Trabalhando para corrigir o talento artístico de Lundens, Erdmann tenta limitar a contribuição estética humana. Embora a imagem final reconstruída tenha sido aprovada pelos curadores especializados, ela foi escolhida pelo algoritmo e não selecionada pelos especialistas dentre um conjunto de opções.
“O que estávamos tentando fazer aqui não era dizer que esta é a aparência definitiva dos pedaços que estão faltando”, afirma Erdmann. “Quando os pedaços foram recortados, a composição foi alterada de forma significativa e queremos que o público possa ignorar temporariamente o ceticismo, da mesma forma que em um bom filme ou romance.”
“O fac-símile ajuda as pessoas a apreciar o conteúdo ou a aparência original das obras de arte”, segundo Keith.
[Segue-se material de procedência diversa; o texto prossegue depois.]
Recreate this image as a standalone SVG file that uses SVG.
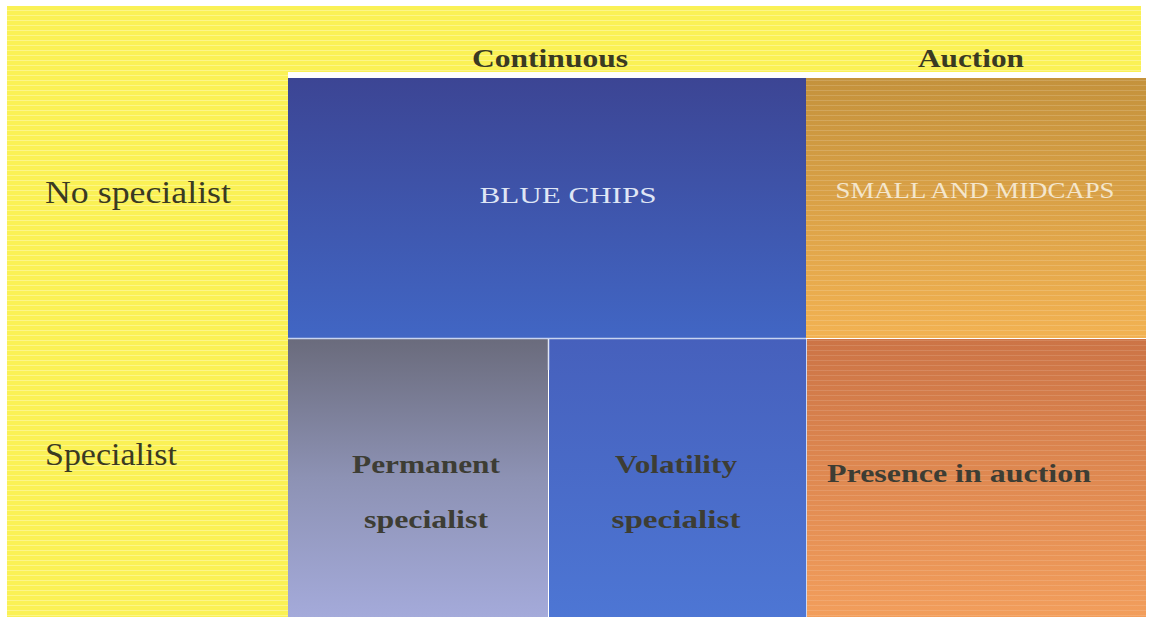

Ele relembra suas visitas a exibições décadas atrás, que usavam projetores com objetivos similares.
Um exemplo ainda mais antigo da Galeria Nacional de Londres é o painel da Santíssima Trindade do Retábulo de Pistoia, do pintor italiano Francesco Pesellino. O painel foi desmontado em 1793 e, quando foi remontado (depois de ter sido gradualmente adquirido pela galeria), uma parte que faltava foi repintada para completar a composição.
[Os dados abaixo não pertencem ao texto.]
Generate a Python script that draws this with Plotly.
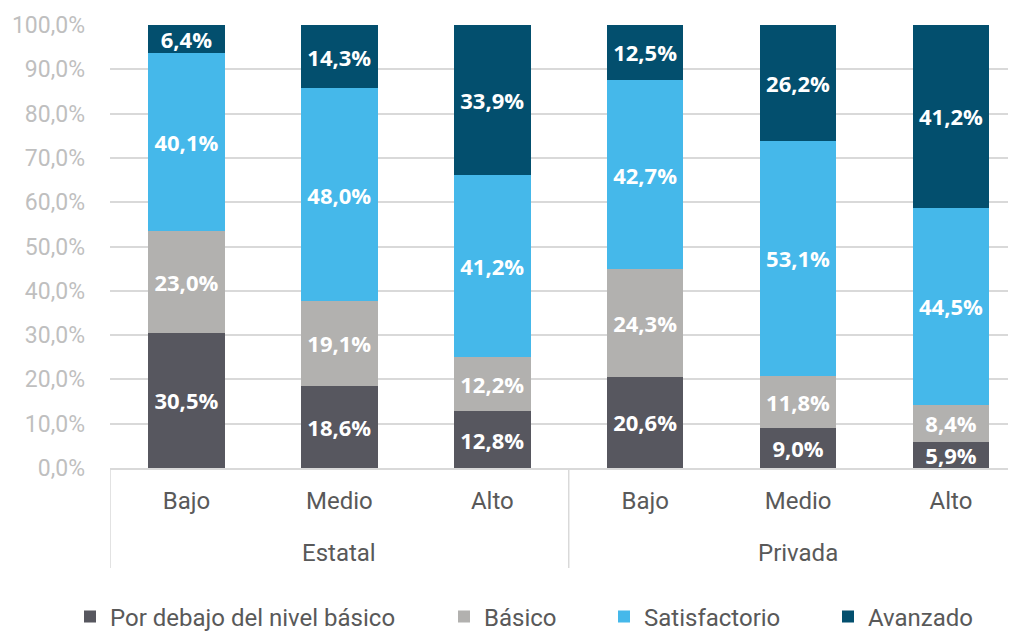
import plotly.graph_objects as go

groups = ["Estatal", "Estatal", "Estatal", "Privada", "Privada", "Privada"]
levels = ["Bajo", "Medio", "Alto", "Bajo", "Medio", "Alto"]

series_names = ["Por debajo del nivel básico", "Básico", "Satisfactorio", "Avanzado"]
por_debajo = [30.5, 18.6, 12.8, 20.6, 9.0, 5.9]
basico = [23.0, 19.1, 12.2, 24.3, 11.8, 8.4]
satisfactorio = [40.1, 48.0, 41.2, 42.7, 53.1, 44.5]
avanzado = [6.4, 14.3, 33.9, 12.5, 26.2, 41.2]

colors = ["#57575f", "#b2b1af", "#45b8ea", "#034f6e"]
values = [por_debajo, basico, satisfactorio, avanzado]

# page body has an 8px margin; work in target-page pixels and shift
OFF = 8
W, H = 1016 - OFF, 631 - OFF
L, R, T = 110 - OFF, 0, 25 - OFF
B = H - (468 - OFF)
pw, ph = W - L - R, H - T - B

def px_x(p):
    return (p - OFF - L) / pw

def px_y(p):
    return (H - B - (p - OFF)) / ph

xpos = list(range(len(levels)))
legend_text_x = [110, 484, 644, 868]
legend_keys = ["legend", "legend2", "legend3", "legend4"]

fig = go.Figure()
for name, vals, col, lk in zip(series_names, values, colors, legend_keys):
    fig.add_trace(go.Bar(
        x=xpos, y=vals, name=name, legend=lk,
        marker=dict(color=col, line=dict(width=0)),
        texttemplate="%{y:.1f}%", textposition="inside",
        insidetextanchor="middle", constraintext="none",
        textfont=dict(family="Open Sans", size=22, color="white", weight="bold"),
        hoverinfo="skip",
    ))

legend_common = dict(orientation="h", yanchor="middle", y=px_y(617), xanchor="left",
                     font=dict(family="Roboto", size=24, color="#595959"),
                     itemwidth=30, bgcolor="rgba(0,0,0,0)", borderwidth=0)
lay = {}
for lk, tx in zip(legend_keys, legend_text_x):
    lay[lk] = dict(legend_common, x=px_x(tx - 40))

fig.update_layout(
    barmode="stack", bargap=0.5,
    separators=",.",
    width=W, height=H,
    margin=dict(l=L, r=R, t=T, b=B, autoexpand=False),
    paper_bgcolor="white", plot_bgcolor="white",
    uniformtext=dict(minsize=22, mode="show"),
    font=dict(family="Roboto", color="#595959"),
    showlegend=True,
    **lay,
)

# group labels (first level of the category hierarchy)
seen = []
for g in groups:
    if g not in seen:
        seen.append(g)
for g in seen:
    idx = [i for i, gg in enumerate(groups) if gg == g]
    fig.add_annotation(x=sum(idx) / len(idx), xref="x", y=px_y(553), yref="paper",
                       text=g, showarrow=False, yanchor="middle",
                       font=dict(family="Roboto", size=24, color="#595959"))

# group dividers
bounds = [-0.5] + [i - 0.5 for i in range(1, len(groups)) if groups[i] != groups[i - 1]]
for bx in bounds:
    fig.add_shape(type="line", xref="x", yref="paper", x0=bx, x1=bx,
                  y0=0, y1=px_y(568), line=dict(color="#d9d9d9", width=1.5))

fig.update_yaxes(range=[0, 100], dtick=10, tickformat=".1f", ticksuffix="%",
                 tickfont=dict(family="Roboto", size=23, color="#bfbfbf"),
                 showgrid=True, gridcolor="#d9d9d9", gridwidth=1.5,
                 zeroline=False, showline=False, ticklabelstandoff=24)
fig.update_xaxes(range=[-0.5, 5.425], tickmode="array", tickvals=xpos, ticktext=levels,
                 tickfont=dict(family="Roboto", size=24, color="#595959"),
                 showline=True, linecolor="#d9d9d9", linewidth=1.5,
                 showgrid=False, zeroline=False, ticks="", ticklabelstandoff=10)
fig.write_html("out.html")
“Agora temos capacidade de reproduzir componentes faltantes de forma mais convincente, o que oferece aos curadores mais oportunidades de pensar sobre a interpretação”, segundo Keith. “A questão de como apresentar uma pintura permanece inalterada – existe apenas a influência das novas tecnologias disponíveis.”
Projetos como estes, que são inovadores em seus métodos e deixam claro onde termina o trabalho humano e começa a interpretação humana ou do computador, oferecem a oportunidade de explorar qual teria sido a aparência original de uma obra de arte perdida.
Esses esforços são parte de uma longa tradição de reconstruções históricas, mas, nos últimos anos, elas vêm sendo criadas e frequentemente vivenciadas de forma digital, sem necessidade de alterar a obra que sobreviveu. Suas melhores tentativas são abertamente inconclusivas e servem principalmente de ponto de partida para que a nossa imaginação preencha as lacunas restantes.